> 2005/05/07 (土) 02:01:30 ◆ ▼ ◇ [qwerty]> 河上彦斎というのは幕末の暗殺常習者のなかでもめずらしく教養のあるほうだったが、
> しかし無口な男で議論が得意でない。仲間のあつまりに出席しても、すみでだまって
> 一座の議論をきいている。やがて一座のたれかが、「ちかごろ、たれそれは幕府のたれか
> と通じているのではないか」というと、河上はすっと立ちあがる。一座のたれも気づかない。

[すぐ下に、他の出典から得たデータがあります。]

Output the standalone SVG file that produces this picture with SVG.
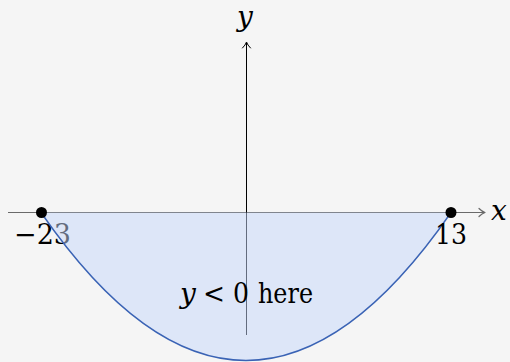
<svg xmlns="http://www.w3.org/2000/svg" width="510" height="362" viewBox="0 0 510 362">
<style>
.t{font-family:"DejaVu Serif",serif;font-size:28px;fill:#000}
.i{font-style:italic}
.arr{fill:none;stroke-linecap:round;stroke-linejoin:round}
</style>
<rect width="510" height="362" fill="#f5f5f5"/>
<g id="axes">
<line x1="8" y1="212.5" x2="484" y2="212.5" stroke="#6a6a6a" stroke-width="1.2"/>
<path class="arr" d="M479,208.5 Q482,211.5 485,212.5 Q482,213.5 479,216.5" stroke="#6a6a6a" stroke-width="1.2"/>
<line x1="246.5" y1="335" x2="246.5" y2="43" stroke="#000" stroke-width="1"/>
<path class="arr" d="M242.5,48 Q245.5,45 246.5,42 Q247.5,45 250.5,48" stroke="#000" stroke-width="1"/>
<text class="t i" x="237" y="26" font-size="27">y</text>
<text class="t i" x="491" y="220" font-size="27">x</text>
</g>
<g id="label-left"><text class="t" x="14" y="244" textLength="57" lengthAdjust="spacingAndGlyphs">−23</text></g>
<g id="region">
<path d="M41,212.5 Q246,508.5 451,212.5 Z" fill="rgb(197,215,251)" fill-opacity="0.5"/>
<path d="M41,212.5 Q246,508.5 451,212.5" fill="none" stroke="#3a63b5" stroke-width="1.4"/>
</g>
<g id="label-right"><text class="t" x="435" y="244" textLength="32" lengthAdjust="spacingAndGlyphs">13</text></g>
<g id="points">
<circle cx="41.5" cy="212.5" r="5.5" fill="#000"/>
<circle cx="451" cy="212.5" r="5.5" fill="#000"/>
</g>
<g id="note"><text class="t" font-size="25"><tspan class="i" x="180" y="303">y</tspan><tspan x="203" y="303" textLength="22" lengthAdjust="spacingAndGlyphs">&lt;</tspan><tspan x="233" y="303" textLength="16" lengthAdjust="spacingAndGlyphs">0</tspan><tspan x="258" y="303" textLength="55" lengthAdjust="spacingAndGlyphs">here</tspan></text></g>
</svg>
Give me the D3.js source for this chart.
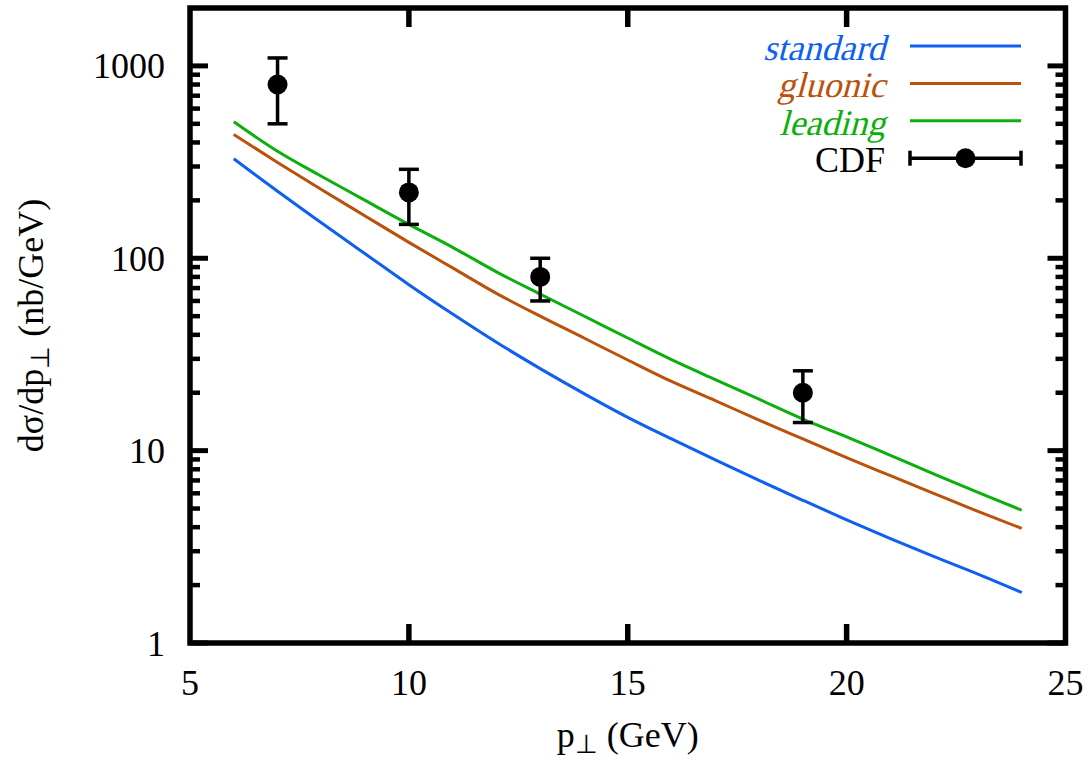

> やがて座にもどってきたときは、その話題の人物の首をさげている、
> といったぐあいの男だったらしい。
言いようのない気味悪さと、愚かさを感じるが、しかし愚かであることが、
この種の志士的暗殺者の共通の資質なのである。かれらは胸中に政治的狂信を蔵しても、
それを他の者のように言語や政治行動で表現する能力をもっていない。
さらには郷国を飛びだして志士のむれに入ったからには、自己を顕示してみたいであろう。
しかも仲間から有能のあつかいをうけていない。そういう鬱屈がある。
この男のとりうる自己表現、もしくは政治的表現が、暗殺である。
かれらにとって殺人行為が、政見演説なのである。